オッペンハイマーとメアリーの部屋の共通点とは🤔
今年はクリストファー・ノーラン監督の映画「オッペンハイマー」が日本で公開されましたね🎥私は先日Amazonプライムビデオで、映画「オッペンハイマー」を観ました。今回は、大変優秀な理論物理学者である、オッペンハイマー氏の苦悩について、ある考察をしましたので、その内容をご紹介したいと思います😊
オッペンハイマーとメアリーの部屋:異なる視点からの共通点
オッペンハイマーの核兵器開発とAIの思考実験として有名な「メアリーの部屋」は、一見異なるテーマですが、深く掘り下げると、知の探求におけるある種の限界や、客観的な知識と主観的な経験の関係性という点で共通点を見出すことができます。
知の限界と主観体験の不可欠性
オッペンハイマー: 天才的な物理学者でありながら、核兵器開発という行為の道徳的な責任に苦悩しました。彼は、理論的には核分裂を理解していたものの、その爆発の光や熱、そしてそれが引き起こす破壊の現実を目の当たりにした際に、新たな気づきを得ていたようです。
メアリーの部屋: メアリーは、色の物理的な性質を全て知っていても、実際に色を見たときに初めて、その主観的な経験の質を理解します。これは、知識と経験の間にギャップが存在することを示唆しています。
共通点: いずれの場合も、客観的な知識だけでは、現象の本質を完全に理解できないということが示されています。理論的な知識と、実際の経験や感覚といった主観的な要素は、相補的な関係にあると言えると思われます🧐
科学と哲学の境界線
オッペンハイマー: 核兵器開発は、科学的な知識が倫理的な問題を引き起こすという、科学と哲学の境界線を越える問題でした。
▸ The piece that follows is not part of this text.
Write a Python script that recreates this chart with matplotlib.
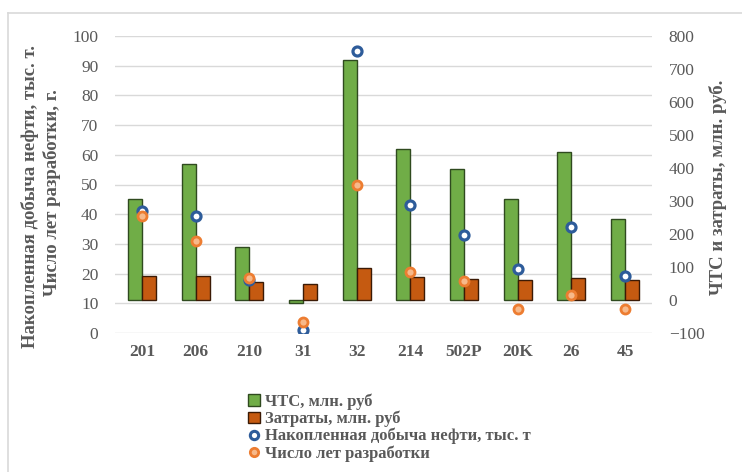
import matplotlib.pyplot as plt
import numpy as np
from matplotlib.lines import Line2D

# Wells and their economic indicators
wells = ["201", "206", "210", "31", "32", "214", "502P", "20K", "26", "45"]
npv = [306, 413, 160, -8, 726, 457, 396, 305, 450, 245]        # ЧТС, млн. руб
costs = [72, 72, 55, 49, 97, 70, 65, 60, 67, 60]               # Затраты, млн. руб
oil_cum = [41, 39.5, 18, 1, 95, 43, 33, 21.4, 35.8, 19.2]      # тыс. т
dev_years = [39.5, 31, 18.4, 3.8, 49.8, 20.6, 17.6, 8, 12.8, 8]  # лет

text_color = "#595959"
plt.rcParams["font.family"] = ["Liberation Serif", "DejaVu Serif"]

fig = plt.figure(figsize=(7.42, 4.72), dpi=100)
ax = fig.add_axes([115 / 742, 1 - 333 / 472, 537 / 742, 297 / 472])
ax2 = ax.twinx()

x = np.arange(len(wells))
w = 0.26

# bars on the right (money) axis
ax2.bar(x - w / 2, npv, w, color="#70ad47", edgecolor="#2f4a1f", linewidth=1.0,
        label="ЧТС, млн. руб", zorder=2)
ax2.bar(x + w / 2, costs, w, color="#c55a11", edgecolor="#3b1a05", linewidth=1.0,
        label="Затраты, млн. руб", zorder=2)
ax2.set_ylim(-100, 800)
ax2.set_yticks(range(-100, 801, 100))

# markers on the left axis, drawn above the bars
ax.set_zorder(ax2.get_zorder() + 1)
ax.patch.set_visible(False)
ax.plot(x, oil_cum, "o", ms=6.5, mfc="white", mec="#2e5c9a", mew=2.3, ls="none")
ax.plot(x, dev_years, "o", ms=6.5, mfc="#f7b98a", mec="#ed7d31", mew=2.0, ls="none")
ax.set_ylim(0, 100)
ax.set_yticks(range(0, 101, 10))
ax.set_xlim(-0.5, len(wells) - 0.5)
ax.set_xticks(x)
ax.set_xticklabels(wells, fontweight="bold")

ax2.grid(False)
for v in range(0, 101, 10):
    ax2.axhline(v * 9 - 100, color="#d9d9d9", lw=1.0, zorder=0)

for a in (ax, ax2):
    for s in a.spines.values():
        s.set_visible(False)
    a.tick_params(length=0, labelsize=12.5, colors=text_color)
ax.tick_params(axis="y", pad=12)
ax.tick_params(axis="x", pad=8)
ax2.tick_params(axis="y", pad=12)

label_kw = dict(rotation=90, ha="center", va="center", fontsize=13.5,
                color=text_color, fontweight="bold")
fig.text(30 / 742, 1 - 197 / 472, "Накопленная добыча нефти, тыс. т.", **label_kw)
fig.text(52 / 742, 1 - 193 / 472, "Число лет разработки, г.", **label_kw)
fig.text(718 / 742, 1 - 187 / 472, "ЧТС и затраты, млн. руб.", **label_kw)

handles = [
    plt.Rectangle((0, 0), 1, 1, fc="#70ad47", ec="#2f4a1f"),
    plt.Rectangle((0, 0), 1, 1, fc="#c55a11", ec="#3b1a05"),
    Line2D([], [], marker="o", ms=6, mfc="white", mec="#2e5c9a", mew=2.2, ls="none"),
    Line2D([], [], marker="o", ms=6, mfc="#f7b98a", mec="#ed7d31", mew=2.0, ls="none"),
]
labels = ["ЧТС, млн. руб", "Затраты, млн. руб",
          "Накопленная добыча нефти, тыс. т", "Число лет разработки"]
leg = fig.legend(handles, labels, loc="upper left",
                 bbox_to_anchor=(240 / 742, 1 - 385 / 472), frameon=False,
                 prop={"size": 12, "weight": "bold"}, labelspacing=0.05,
                 handlelength=0.7, handleheight=0.7, handletextpad=0.3,
                 borderpad=0)
for t in leg.get_texts():
    t.set_color(text_color)

# thin frame along the top and left of the chart area
fig.add_artist(Line2D([8 / 742, 1], [1 - 13 / 472] * 2, color="#d9d9d9", lw=1.2))
fig.add_artist(Line2D([8 / 742] * 2, [0, 1 - 13 / 472], color="#d9d9d9", lw=1.2))

fig.savefig("out.png", dpi=100, facecolor="white")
メアリーの部屋: この思考実験は、物理主義(心は物理的な過程に還元できる)に対する批判として提起され、心と身体の関係という哲学的な問題を扱っています。
共通点: 両者の事例は、科学が扱う対象が、必ずしも客観的な事実だけで説明できるものではないことを示唆しています。科学的な探求は、哲学的な問いを不可避的に伴うのです。
科学と兵器、人工知能と意識への問い
オッペンハイマー:彼は、科学が兵器として使用され、原爆開発の中心人物となった事を後悔し戦後、10月にハリー・S・トルーマン大統領と対面した際、「大統領、私は自分の手が血塗られているように感じます」と語りました。そしてトルーマンはこれに憤激、彼のことを「泣き虫」と罵倒し、その後生涯面会を許さなかったという逸話が残されています。
メアリーの部屋: メアリーの部屋の思考実験は、人工知能の研究においても重要なテーマです。機械学習モデルは、大量のデータからパターンを学習し、ある程度の予測や生成を行うことができますが、意識や主観的な経験を持つことができるのかという問いは、依然として未解決です。
共通点: オッペンハイマーの苦悩やメアリーの経験は、科学の理論や人工知能が現実の世界や真に人間と等価になるためには、単なる情報処理能力だけでなく、意識や感情といった主観的な要素を理解する必要があることを示唆しています。
まとめ
理論物理学と「メアリーの部屋」は、一見異なるテーマですが、知の限界、主観体験の重要性、科学と哲学の境界線、そして人工知能と意識といった、深いレベルで共通する問題意識を持っていると言えるのではないでしょうか。オッペンハイマーの物語は、科学の力と責任、そして人間の存在意義について深く考えさせられます。
一方で「メアリーの部屋」は、意識の性質や、機械が人間を理解できるのかという根本的な問いを提起しているようにも思えます。